Understanding How Psyops work And The Propaganda Mind Control Apparatus Approaches Creating A Narrative.
All is not as it seems, just ask Alice…
All terror attacks, no matter who launches them, have a psychology. They have a purpose. Inducing fear, of course. Causing the public to give in to a new set of “security regulations,” which tighten the screws on freedom, of course. Painting some designated group as heinous, of course.
The third Wednesday in April, is Patriot’s Day. It commemorates the April 19, 1775, opening battles in the Revolutionary War against England, at Lexington and Concord. Previously celebrated on April 19th, it is also the anniversary of the Oklahoma City Bombing (1995), and the final FBI attack on the Waco, Texas, Branch Davidian compound that killed 76 men, women, and children (1993). April 15 is also tax day.
At an elite level, where psyop research is conducted, the psychology of terror attacks involves disrupting the normal perception of reality.
Most people live their days in a more or less steady state of mind. They perform routine tasks over and over. They see their daily environment as quite familiar. All this produces what could be called a light trance.
If that seems improbable, notice what happens when something completely unexpected intrudes on habitual perception and experience. Shock is what happens.
It’s as if the person had been sleeping and suddenly and forcibly wakes up.
On a quiet residential street, a car plows into a lamp post. On a peaceful boulevard, a gust of wind blows a sign from its hinges into a store window, smashing it.
People are shocked. They look up. “Wow. Where was I?” Yes, it’s like waking from a dream.
Multiply that effect by a thousand. Bombs go off. The sounds of the explosions, the shock waves, people falling, people bleeding, grotesque injuries, death. In the space of a few seconds, and on a street where nothing ever happens.
And one layer removed from this, the world watches it unfold on television.
It’s a rip in the fabric of perceived reality. Right now.
Retired psyop planner, Ellis Medavoy (pseudonym), said in a 2002 interview: “People think it’s very esoteric to talk about disruption in the space-time wave. But setting up certain psyops is very much about that. The theory of these operations has everything to do with the fact that people exist in an average and consistent space-time wave.
“They become used to that. They’re not even aware of it. So a psyop can go two ways. It can encourage that form of sleep, to make it continue. Or it can blow people right out of their wave into something that’s very disorienting.

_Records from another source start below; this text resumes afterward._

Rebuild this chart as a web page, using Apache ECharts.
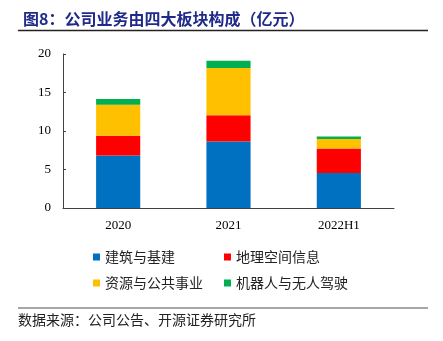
<!DOCTYPE html>
<html><head><meta charset="utf-8">
<script src="https://cdn.jsdelivr.net/npm/echarts@6/dist/echarts.min.js"></script>
<style>html,body{margin:0;padding:0;background:#fff}#c{width:443px;height:341px}</style>
</head><body><div id="c"></div>
<script>
const categories = ['2020', '2021', '2022H1'];
const seriesNames = ['建筑与基建', '地理空间信息', '资源与公共事业', '机器人与无人驾驶'];
const construction = [6.83, 8.65, 4.55];
const geospatial = [2.56, 3.38, 3.19];
const resources = [4.03, 6.15, 1.22];
const robotics = [0.73, 0.95, 0.34];
const yTicks = [0, 5, 10, 15, 20];
const colors = ['#0070C0', '#FF0000', '#FFC000', '#00B050'];
const values = [construction, geospatial, resources, robotics];

const chart = echarts.init(document.getElementById('c'), null, {renderer: 'canvas'});
const cjk = '"Noto Sans CJK SC", sans-serif';
const serif = '"Liberation Serif", "DejaVu Serif", serif';
const legendPos = [[93, 250], [224, 250], [93, 276], [224, 276]];
chart.setOption({
  animation: false,
  grid: {left: 63, right: 49, top: 54, bottom: 133},
  title: {
    text: '图8：公司业务由四大板块构成（亿元）',
    left: 18, top: 6,
    textStyle: {fontFamily: cjk, fontSize: 16, fontWeight: 'bold', color: '#1F2A8A'}
  },
  legend: seriesNames.map((n, i) => ({
    data: [n], left: legendPos[i][0], top: legendPos[i][1], padding: 0,
    itemWidth: 7, itemHeight: 7, itemGap: 5, icon: 'rect',
    textStyle: {fontFamily: cjk, fontSize: 14, color: '#222'}
  })),
  xAxis: {
    type: 'category', data: categories,
    axisLine: {lineStyle: {color: '#404040', width: 1}},
    axisTick: {inside: true, length: 4, lineStyle: {color: '#404040'}},
    axisLabel: {fontFamily: serif, fontSize: 13, color: '#000', margin: 11}
  },
  yAxis: {
    type: 'value', min: yTicks[0], max: yTicks[yTicks.length - 1], interval: yTicks[1] - yTicks[0],
    axisLine: {show: true, lineStyle: {color: '#404040', width: 1}},
    axisTick: {show: true, inside: true, length: 3, lineStyle: {color: '#404040'}},
    splitLine: {show: false},
    axisLabel: {fontFamily: serif, fontSize: 13, color: '#000', margin: 12}
  },
  series: seriesNames.map((n, i) => ({
    name: n, type: 'bar', stack: 'total', data: values[i], barWidth: '40%',
    itemStyle: {color: colors[i]}
  })),
  graphic: [
    {type: 'line', shape: {x1: 18, y1: 30.5, x2: 428, y2: 30.5}, style: {stroke: '#222', lineWidth: 1.5}},
    {type: 'line', shape: {x1: 18, y1: 308, x2: 428, y2: 308}, style: {stroke: '#888', lineWidth: 1.5}},
    {type: 'text', left: 18, top: 313, style: {text: '数据来源：公司公告、开源证券研究所', font: '14px "Noto Sans CJK SC"', fill: '#222'}}
  ]
});
</script></body></html>
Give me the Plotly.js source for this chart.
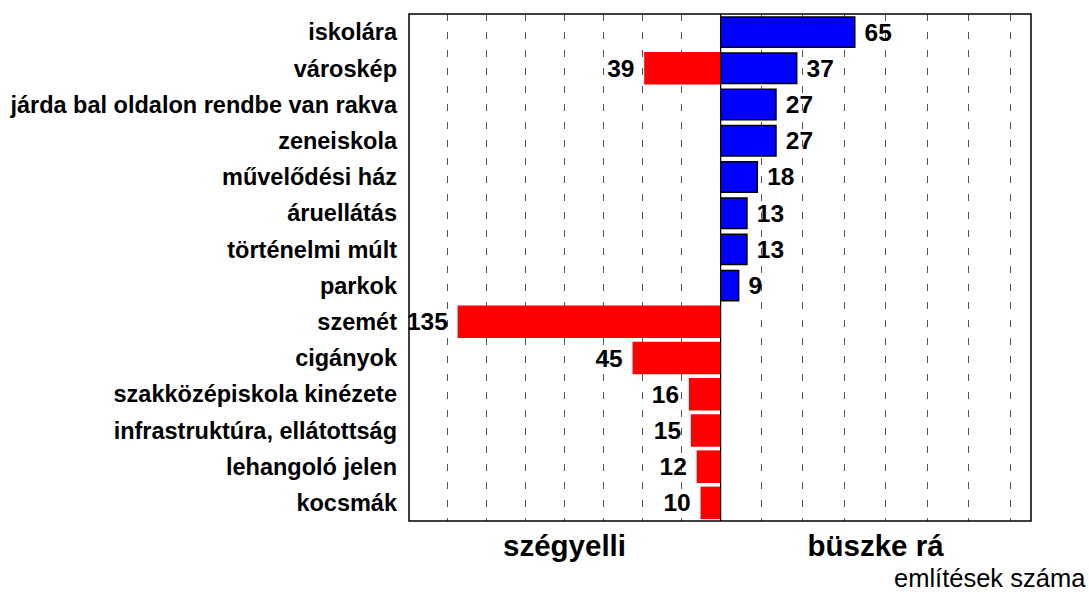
<!DOCTYPE html>
<html>
<head>
<meta charset="utf-8">
<script src="https://cdn.plot.ly/plotly-3.0.1.min.js"></script>
<style>html,body{margin:0;padding:0;background:#fff;}#chart{width:1089px;height:592px;}</style>
</head>
<body>
<div id="chart"></div>
<script>
// Categories, top to bottom
const categories = [
  "iskolára", "városkép", "járda bal oldalon rendbe van rakva", "zeneiskola",
  "művelődési ház", "áruellátás", "történelmi múlt", "parkok", "szemét",
  "cigányok", "szakközépiskola kinézete", "infrastruktúra, ellátottság",
  "lehangoló jelen", "kocsmák"
];
// "büszke rá" (proud of it) – blue
const proudCats = ["iskolára", "városkép", "járda bal oldalon rendbe van rakva", "zeneiskola",
  "művelődési ház", "áruellátás", "történelmi múlt", "parkok"];
const proudVals = [65, 37, 27, 27, 18, 13, 13, 9];
// "szégyelli" (ashamed of it) – red
const ashamedCats = ["városkép", "szemét", "cigányok", "szakközépiskola kinézete",
  "infrastruktúra, ellátottság", "lehangoló jelen", "kocsmák"];
const ashamedVals = [39, 135, 45, 16, 15, 12, 10];

const axisTitles = {left: "szégyelli", right: "büszke rá", note: "említések száma"};

const FONT = "Liberation Sans, Arial, sans-serif";
const NB = "\u00A0";

const traces = [
  {
    type: "bar", orientation: "h",
    y: ashamedCats, x: ashamedVals,
    xaxis: "x", yaxis: "y",
    width: 0.9,
    marker: {color: "#ff0000", line: {width: 0}},
    text: ashamedVals.map(v => v + NB),
    textposition: "outside",
    constraintext: "none",
    cliponaxis: false,
    textfont: {family: FONT, size: 24.5, color: "#000", weight: "bold"},
    hoverinfo: "x+y", name: axisTitles.left
  },
  {
    type: "bar", orientation: "h",
    y: proudCats, x: proudVals,
    xaxis: "x2", yaxis: "y",
    width: 0.84,
    marker: {color: "#0000ff", line: {width: 1.5, color: "#000"}},
    text: proudVals.map(v => NB + v),
    textposition: "outside",
    constraintext: "none",
    cliponaxis: false,
    textfont: {family: FONT, size: 24.5, color: "#000", weight: "bold"},
    hoverinfo: "x+y", name: axisTitles.right
  }
];

const gridStyle = {
  showgrid: true, gridcolor: "#555", gridwidth: 1, griddash: "7px,11px",
  dtick: 20, tick0: 0, showticklabels: false, ticks: "", zeroline: false,
  showline: false, fixedrange: true
};

const layout = {
  width: 1089, height: 592,
  margin: {l: 409, r: 58, t: 14, b: 71},
  paper_bgcolor: "#fff", plot_bgcolor: "#fff",
  showlegend: false,
  barmode: "overlay",
  font: {family: FONT, color: "#000"},
  xaxis: Object.assign({}, gridStyle, {
    domain: [0, 0.5], range: [160, 0], anchor: "y",
    automargin: true,
    title: {text: axisTitles.left, font: {family: FONT, size: 29.5, weight: "bold", color: "#000"}, standoff: 14}
  }),
  xaxis2: Object.assign({}, gridStyle, {
    domain: [0.5, 1], range: [0, 150], anchor: "y",
    automargin: true,
    title: {text: axisTitles.right, font: {family: FONT, size: 29.5, weight: "bold", color: "#000"}, standoff: 14}
  }),
  yaxis: {
    type: "category", categoryorder: "array", categoryarray: categories,
    autorange: "reversed", showgrid: false, zeroline: false, showline: false,
    ticks: "", ticklabelstandoff: 11, automargin: false, fixedrange: true,
    tickfont: {family: FONT, size: 23.5, weight: "bold", color: "#000"}
  },
  shapes: [
    {type: "rect", xref: "paper", yref: "paper", x0: 0, x1: 1, y0: 0, y1: 1,
     line: {color: "#000", width: 1.5}, fillcolor: "rgba(0,0,0,0)", layer: "above"},
    {type: "line", xref: "x2", yref: "paper", x0: 0, x1: 0, y0: 0, y1: 1,
     line: {color: "#000", width: 2.5}, layer: "above"}
  ],
  annotations: [
    {text: axisTitles.note, xref: "paper", yref: "paper", x: 1.091, y: -0.112,
     xanchor: "right", yanchor: "middle", showarrow: false,
     font: {family: FONT, size: 25.5, color: "#000"}}
  ]
};

Plotly.newPlot("chart", traces, layout, {displayModeBar: false, staticPlot: true});
</script>
</body>
</html>
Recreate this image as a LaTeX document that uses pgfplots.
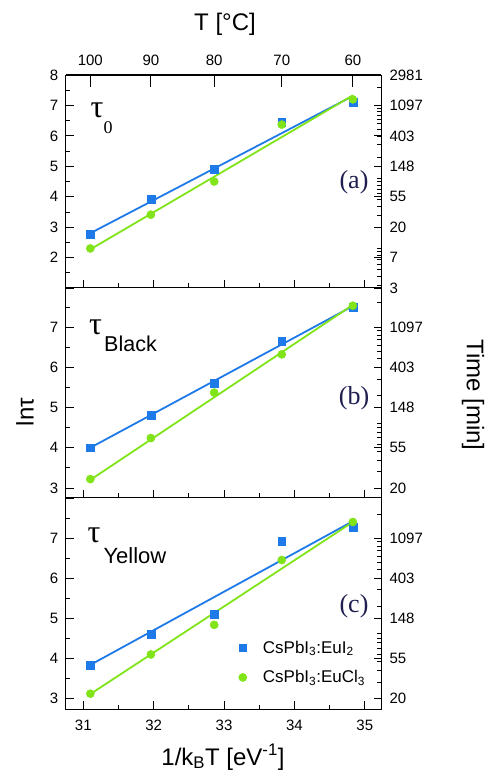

“In the latter case, you’re forcing people out of their average perception of space and time, but you’re not giving them anything to replace it. They’re hanging in a void, so to speak.
“What’s the result? People desperately want a resolution of the psyop, so they can return to their former continuum. And because they feel desperate, they’ll take whatever and whoever you give them. You can say a deer chewed on a power cable and blew out the power for the entire east coast for a week, and they’ll believe you.
“And that’s what you want. The ability to say anything and have people believe you.”
Medavoy was asked if this included peppering the public with contradictions in the official account of a terrorist attack.
“Of course,” he said. “They’ll overlook those contradictions. They won’t pay any attention to them. They’re so panicked, they just want a resolution. You can plug in anybody as the guilty party, and they’ll buy it.”
Later in the conversation, he went back to the subject of the “space-time wave.”
Medavoy said: “The psychology on this is clear. An overwhelming percentage of people deal with space-time in a passive way. They receive it, so to speak. They are presented with that fundament of reality and they blindly accept it. Therefore, when you take it away, they’re lost. A tiny percentage of the population, those who are intensely creative, react differently. That’s because they are, in a real sense, projecting their own space and time.”
Psyops planners who stage events are aware of these factors. They want to create a world, a picture of a world, that is in dangerous flux and absolutely requires our “leaders” to stop that flux.
One of the more vivid experiences of this came in the mid-1980s. A reporter was interviewing a relative of a soldier who died in Vietnam. When the subject of whether the war was justified came up, he flew off the handle. He went into a towering rage.
The fact that his cousin had been killed there automatically made the war a necessary policy of the government, a correct action. That conclusion stopped the unbearable flux for him. Otherwise, he was lost.
It was, of course, that way on 9/11, too, and in many other such instances.
There is a psychology operating here, and it isn’t merely some academic brand of nonsense. It cuts to the heart of how people literally exist in reality, and how it affects their deep response to events managed by professionals, who understand that psychology.